- Film poster
- Directed by: Joshua Leonard
- Written by: Joshua Leonard; Jess Weixler;
- Produced by: Sean Drummond; Chelsea Bo; Joshua Leonard;
- Starring: Joshua Leonard; Jess Weixler; Tom Bower; Beth Grant; Michael Chieffo; Janicza Bravo; Erica Chidi Cohen; Zach Shields; Jennifer Lafleur; Ross Partridge;
- Cinematography: Benjamin Kasulke
- Edited by: Joshua Leonard; Chelsea Bo;
- Music by: Peter Raeburn; Luke Fabia;
- Production companies: Perception Media; Paxeros;
- Distributed by: Gravitas Ventures
- Release dates: August 8, 2020 (Florida Film Festival); July 30, 2021 (United States);
- Running time: 76 minutes
- Country: United States
- Language: English

= Fully Realized Humans =

Fully Realized Humans is a 2020 American comedy film directed, produced, and edited by Joshua Leonard, from a screenplay by Leonard and Jess Weixler. It stars Leonard, Weixler, Tom Bower, Beth Grant, Michael Chieffo, Janicza Bravo, Erica Chidi Cohen, Zach Shields, Jennifer Lafleur and Ross Partridge.

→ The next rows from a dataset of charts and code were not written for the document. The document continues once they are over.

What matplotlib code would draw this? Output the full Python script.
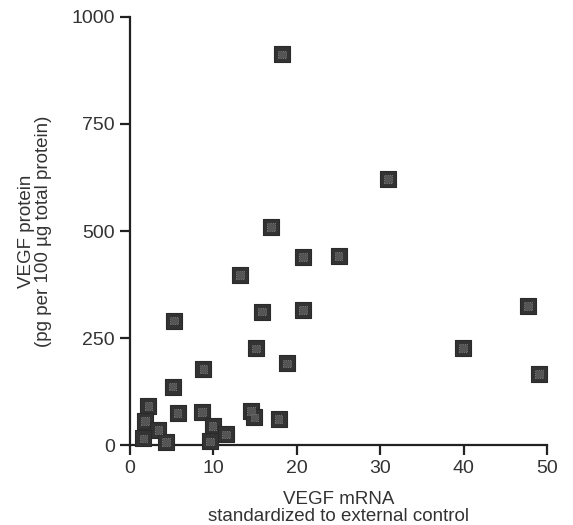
import matplotlib
matplotlib.use("Agg")
import matplotlib.pyplot as plt

mrna = [18.2, 30.9, 16.9, 20.7, 25.0, 13.2, 15.8, 20.7, 5.3, 47.7,
        15.1, 39.9, 18.8, 49.0, 8.8, 5.1, 2.2, 5.7, 8.6, 14.5,
        14.9, 17.8, 1.8, 3.4, 9.9, 11.5, 1.6, 4.3, 9.6]
protein = [912, 621, 510, 440, 442, 397, 312, 315, 291, 325,
           226, 227, 191, 166, 178, 137, 92, 75, 77, 80,
           65, 61, 57, 35, 45, 25, 16, 8, 9]

xticks = [0, 10, 20, 30, 40, 50]
yticks = [0, 250, 500, 750, 1000]

plt.rcParams['font.family'] = ['Liberation Sans', 'DejaVu Sans']
plt.rcParams['hatch.color'] = '#9a9a9a'
plt.rcParams['hatch.linewidth'] = 1.0

fig = plt.figure(figsize=(5.73, 5.25), dpi=100)
ax = fig.add_axes([0.227, 0.152, 0.728, 0.816])

ax.scatter(mrna, protein, marker='s', s=125, facecolor='#333333',
           edgecolor='#2a2a2a', linewidth=0.8, zorder=3, clip_on=False)
ax.scatter(mrna, protein, marker='s', s=30, facecolor='#555555',
           edgecolor='#8a8a8a', linewidth=0.6, linestyle=':', zorder=4, clip_on=False)

ax.set_xlim(0, 50)
ax.set_ylim(0, 1000)
ax.set_xticks(xticks)
ax.set_yticks(yticks)
for s in ['top', 'right']:
    ax.spines[s].set_visible(False)
for s in ['left', 'bottom']:
    ax.spines[s].set_linewidth(1.6)
    ax.spines[s].set_color('#222222')
ax.tick_params(direction='out', length=7, width=1.6, color='#222222',
               labelsize=14, labelcolor='#333333', pad=4)

ax.set_xlabel('VEGF mRNA\nstandardized to external control', fontsize=13.5,
              color='#333333', linespacing=0.95, labelpad=10)
ax.set_ylabel('VEGF protein\n(pg per 100 µg total protein)', fontsize=13.5,
              color='#333333', linespacing=0.95, labelpad=14)

fig.savefig('out.png', dpi=100)
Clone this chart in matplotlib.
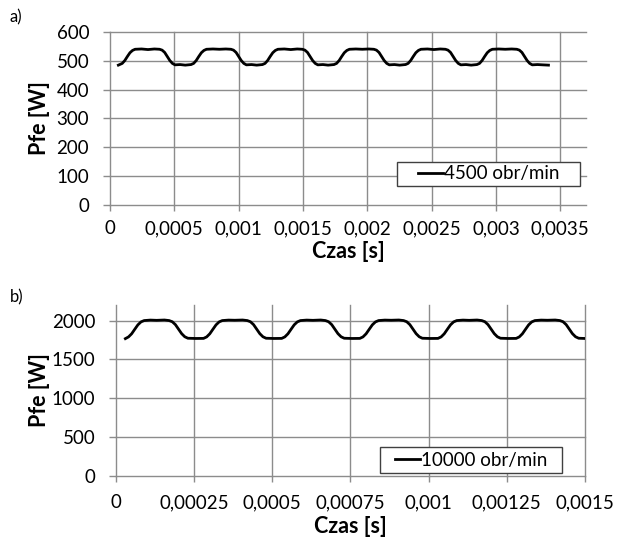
import numpy as np
import matplotlib
matplotlib.use("Agg")
import matplotlib.pyplot as plt
from matplotlib.patches import Rectangle

plt.rcParams['font.family'] = ['Lato', 'DejaVu Sans']

# ---- a) 4500 obr/min : iron loss vs time (time in ms) ----
t_a_ms = [
    0.065,
    0.075, 0.095, 0.115, 0.135, 0.155, 0.175, 0.195, 0.245, 0.295, 0.345,
    0.385, 0.405, 0.425, 0.445, 0.465, 0.485, 0.505, 0.545, 0.585,
    0.630, 0.650, 0.670, 0.690, 0.710, 0.730, 0.750, 0.800, 0.850, 0.900,
    0.940, 0.960, 0.980, 1.000, 1.020, 1.040, 1.060, 1.100, 1.140,
    1.185, 1.205, 1.225, 1.245, 1.265, 1.285, 1.305, 1.355, 1.405, 1.455,
    1.495, 1.515, 1.535, 1.555, 1.575, 1.595, 1.615, 1.655, 1.695,
    1.741, 1.761, 1.781, 1.801, 1.821, 1.841, 1.861, 1.911, 1.961, 2.011,
    2.051, 2.071, 2.091, 2.111, 2.131, 2.151, 2.171, 2.211, 2.251,
    2.297, 2.317, 2.337, 2.357, 2.377, 2.397, 2.417, 2.467, 2.517, 2.567,
    2.607, 2.627, 2.647, 2.667, 2.687, 2.707, 2.727, 2.767, 2.807,
    2.852, 2.872, 2.892, 2.912, 2.932, 2.952, 2.972, 3.022, 3.072, 3.122,
    3.162, 3.182, 3.202, 3.222, 3.242, 3.262, 3.282, 3.322, 3.362,
    3.408,
]
p_a = [
    485,
    487, 491, 501, 515, 528, 536, 540, 541, 539, 541,
    540, 537, 529, 515, 501, 491, 486, 487, 485,
    487, 491, 501, 515, 528, 536, 540, 541, 540, 541,
    540, 537, 529, 515, 501, 491, 486, 487, 485,
    487, 491, 501, 515, 528, 536, 540, 541, 539, 541,
    540, 537, 529, 515, 501, 491, 486, 487, 485,
    487, 491, 501, 515, 528, 536, 540, 541, 540, 541,
    540, 537, 529, 515, 501, 491, 486, 487, 485,
    487, 491, 501, 515, 528, 536, 540, 541, 539, 541,
    540, 537, 529, 515, 501, 491, 486, 487, 485,
    487, 491, 501, 515, 528, 536, 540, 541, 540, 541,
    540, 537, 529, 515, 501, 491, 486, 487, 486,
    485,
]
label_a = "4500 obr/min"
xticks_a = [0, 0.0005, 0.001, 0.0015, 0.002, 0.0025, 0.003, 0.0035]
xticklabels_a = ["0", "0,0005", "0,001", "0,0015", "0,002", "0,0025", "0,003", "0,0035"]
yticks_a = [0, 100, 200, 300, 400, 500, 600]

# ---- b) 10000 obr/min ----
t_b_ms = [
    0.030, 0.040, 0.050, 0.060, 0.070, 0.080, 0.090, 0.110, 0.130, 0.155,
    0.170, 0.180, 0.190, 0.200, 0.210, 0.220, 0.230, 0.255,
    0.280, 0.290, 0.300, 0.310, 0.320, 0.330, 0.340, 0.360, 0.380, 0.405,
    0.420, 0.430, 0.440, 0.450, 0.460, 0.470, 0.480, 0.505,
    0.530, 0.540, 0.550, 0.560, 0.570, 0.580, 0.590, 0.610, 0.630, 0.655,
    0.670, 0.680, 0.690, 0.700, 0.710, 0.720, 0.730, 0.755,
    0.780, 0.790, 0.800, 0.810, 0.820, 0.830, 0.840, 0.860, 0.880, 0.905,
    0.920, 0.930, 0.940, 0.950, 0.960, 0.970, 0.980, 1.005,
    1.030, 1.040, 1.050, 1.060, 1.070, 1.080, 1.090, 1.110, 1.130, 1.155,
    1.170, 1.180, 1.190, 1.200, 1.210, 1.220, 1.230, 1.255,
    1.280, 1.290, 1.300, 1.310, 1.320, 1.330, 1.340, 1.360, 1.380, 1.405,
    1.420, 1.430, 1.440, 1.450, 1.460, 1.470, 1.480, 1.500,
]
p_b = [
    1768, 1790, 1830, 1888, 1945, 1983, 2000, 2006, 2003, 2007,
    2000, 1985, 1948, 1890, 1832, 1792, 1773, 1770,
    1771, 1790, 1830, 1888, 1945, 1983, 2000, 2006, 2004, 2007,
    2000, 1985, 1948, 1890, 1832, 1792, 1773, 1770,
    1771, 1790, 1830, 1888, 1945, 1983, 2000, 2006, 2003, 2007,
    2000, 1985, 1948, 1890, 1832, 1792, 1773, 1770,
    1771, 1790, 1830, 1888, 1945, 1983, 2000, 2006, 2004, 2007,
    2000, 1985, 1948, 1890, 1832, 1792, 1773, 1770,
    1771, 1790, 1830, 1888, 1945, 1983, 2000, 2006, 2003, 2007,
    2000, 1985, 1948, 1890, 1832, 1792, 1773, 1770,
    1771, 1790, 1830, 1888, 1945, 1983, 2000, 2006, 2004, 2007,
    2000, 1985, 1948, 1890, 1832, 1792, 1773, 1770,
]
label_b = "10000 obr/min"
xticks_b = [0, 0.00025, 0.0005, 0.00075, 0.001, 0.00125, 0.0015]
xticklabels_b = ["0", "0,00025", "0,0005", "0,00075", "0,001", "0,00125", "0,0015"]
yticks_b = [0, 500, 1000, 1500, 2000]

GRID = "#8c8c8c"
FS = 13.5
FS_TITLE = 15.5

fig = plt.figure(figsize=(6.17, 5.40), dpi=100)
ax_a = fig.add_axes([0.1783, 0.6204, 0.7715, 0.3204])
ax_b = fig.add_axes([0.188, 0.118, 0.760, 0.3172])


def style(ax, xticks, xlabels, yticks, xlim, ylim, xpad, titlepad):
    ax.set_xlim(*xlim)
    ax.set_ylim(*ylim)
    ax.set_xticks(xticks)
    ax.set_xticklabels(xlabels)
    ax.set_yticks(yticks)
    for s in ax.spines.values():
        s.set_visible(False)
    ax.grid(True, color=GRID, linewidth=1.0)
    ax.set_axisbelow(True)
    ax.tick_params(axis='both', colors=GRID, labelcolor='black', labelsize=FS,
                   width=1.0, direction='out')
    ax.tick_params(axis='y', length=5, pad=10)
    ax.tick_params(axis='x', length=4, pad=xpad)
    ax.set_xlabel("Czas [s]", fontsize=FS_TITLE, fontweight='bold',
                  labelpad=titlepad)
    for gl in ax.get_xgridlines() + ax.get_ygridlines():
        gl.set_clip_on(False)


def legend_box(ax, box, label):
    x0, y0, w, h = box
    ax.add_patch(Rectangle((x0, y0), w, h, transform=ax.transAxes,
                           facecolor='white', edgecolor='#404040',
                           linewidth=1.0, zorder=5, clip_on=False))
    leg = ax.legend([ax.lines[0]], [label], loc='center',
                    bbox_to_anchor=(x0 + w / 2, y0 + h / 2),
                    frameon=False, fontsize=FS, handlelength=1.35,
                    handletextpad=0.05, borderpad=0.0)
    leg.set_zorder(6)


ax_a.plot(np.array(t_a_ms) / 1000.0, p_a, color='black', linewidth=2.0,
          solid_joinstyle='round')
style(ax_a, xticks_a, xticklabels_a, yticks_a, (0, 0.0037), (0, 600), 7, 3)
legend_box(ax_a, (0.603, 0.110, 0.384, 0.140), label_a)

ax_b.plot(np.array(t_b_ms) / 1000.0, p_b, color='black', linewidth=2.0,
          solid_joinstyle='round')
style(ax_b, xticks_b, xticklabels_b, yticks_b, (0, 0.0015), (0, 2200), 9, 3)
legend_box(ax_b, (0.563, 0.019, 0.389, 0.152), label_b)

fig.text(39.5 / 617, 1 - 118 / 540, "Pfe [W]", rotation=90, ha='center',
         va='center', fontsize=FS_TITLE, fontweight='bold')
fig.text(39.5 / 617, 1 - 390 / 540, "Pfe [W]", rotation=90, ha='center',
         va='center', fontsize=FS_TITLE, fontweight='bold')
fig.text(10 / 617, 1 - 17 / 540, "a)", ha='left', va='center', fontsize=12)
fig.text(10 / 617, 1 - 297 / 540, "b)", ha='left', va='center', fontsize=12)

fig.savefig("out.png", dpi=100, facecolor='white')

The film premiered at the 2020 Florida Film Festival. It was previously scheduled to premiere at the 2020 Tribeca Film Festival, but the festival was postponed due to the COVID-19 pandemic. It is scheduled to be released on July 30, 2021, by Gravitas Ventures.

==Plot==
With less than a month until the birth of their first child, Jackie and Elliot embark on a madcap odyssey of self-discovery in attempt to rid themselves of the inherited dysfunction of their own upbringings.

==Cast==
- Joshua Leonard as Elliot
- Jess Weixler as Jackie
- Beth Grant as Tipper
- Tom Bower as Richard
- Michael Chieffo as Bob
- Erica Chidi Cohen as Maya
- Janicza Bravo as Mare
- Zach Shields as Zach
- Ross Partridge as Barry
- Jennifer Lafleur as Beatrice

==Release==
The film was shown virtually at the Florida Film Festival on August 8, 2020. It was previously scheduled to have its world premiere at the Tribeca Film Festival on April 18, 2020, but the festival was postponed due to the COVID-19 pandemic. It also screened virtually at the Nashville Film Festival starting October 1, 2020. In May 2021, Gravitas Ventures acquired distribution rights to the film, and set it for a July 30, 2021, release.